On a warm July morning in 2026, I watched my neighbor examine an old wooden chair he had found on the curb. He ran his hand along the grain, tilted it to catch the light, and studied each joint. He was not an expert in furniture. He simply cared enough to look carefully. After twenty quiet minutes he smiled and carried the chair inside. That small act of inspection had turned someone else's discard into a future heirloom.

## What Inspection Teaches

The habit of inspection changes the inspector. It cultivates humility because close looking almost always reveals something we missed at first glance. It builds respect for the hidden work inside ordinary things: the careful stitching in a coat, the precise balance of a bicycle wheel, the steady love inside a long marriage.

We cannot truly care for what we refuse to see clearly. Inspection is therefore an act of love, even when it is directed at machines, buildings, or documents. It says: your details matter. I will not gloss over you.

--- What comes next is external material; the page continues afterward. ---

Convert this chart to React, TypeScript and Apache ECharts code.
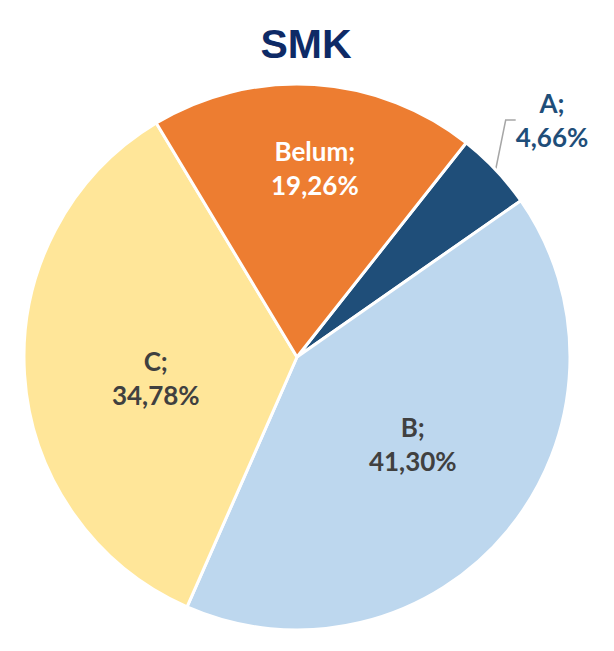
import React, { useEffect, useRef } from "react";
import * as echarts from "echarts";

const categories = ["A", "B", "C", "Belum"];
const values = [4.66, 41.3, 34.78, 19.26];
const colors = ["#1F4E79", "#BDD7EE", "#FFE699", "#ED7D31"];
const labelColors = ["#1F4E79", "#404040", "#404040", "#FFFFFF"];

export default function App() {
  const ref = useRef<HTMLDivElement>(null);
  useEffect(() => {
    if (!ref.current) return;
    const chart = echarts.init(ref.current, undefined, { renderer: "svg" });
    const data = categories.map((c, i) => {
      const item: any = {
        name: c,
        value: values[i],
        itemStyle: { color: colors[i] },
        label: { color: labelColors[i] },
      };
      if (i === 0) {
        item.label = {
          color: labelColors[i],
          position: "outside",
          align: "center",
        };
        item.labelLine = { show: true, length: 8, length2: 10, lineStyle: { color: "#A6A6A6", width: 1.5 } };
      } else {
        item.label.position = "inside";
        item.labelLine = { show: false };
      }
      if (i === 3) item.label.offset = [9, -50];
      if (i === 2) item.label.offset = [-2, 12];
      if (i === 1) item.label.offset = [8, -2];
      return item;
    });
    chart.setOption({
      animation: false,
      backgroundColor: "#FFFFFF",
      title: {
        text: "SMK",
        left: 301,
        top: 18,
        textAlign: "center",
        textStyle: {
          fontFamily: "Liberation Sans",
          fontWeight: "bold",
          fontSize: 41,
          color: "#0E2A66",
        },
      },
      series: [
        {
          type: "pie",
          center: [297, 357],
          radius: 273,
          startAngle: 51.7,
          clockwise: true,
          avoidLabelOverlap: false,
          itemStyle: { borderColor: "#FFFFFF", borderWidth: 3 },
          label: {
            show: true,
            formatter: (p: any) => `${p.name};\n${p.value.toFixed(2).replace(".", ",")}%`,
            fontFamily: "Lato",
            fontWeight: "bold",
            fontSize: 26,
            lineHeight: 34,
            align: "center",
          },
          labelLayout: (p: any) =>
            p.dataIndex === 0
              ? { x: 552, y: 120, align: "center", verticalAlign: "middle" }
              : {},
          data,
        },
      ],
    });
    return () => chart.dispose();
  }, []);
  return <div ref={ref} style={{ position: "fixed", left: 0, top: 0, width: 614, height: 651 }} />;
}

- A cracked foundation noticed early saves a house.
- A small kindness observed and remembered strengthens a friendship.
- A personal habit examined honestly can redirect a life.

## The Gift of Attention

Real inspection requires setting aside our assumptions. It invites us to meet reality on its own terms. In that meeting we often discover grace: things are more resilient, more beautiful, or more fragile than we first believed.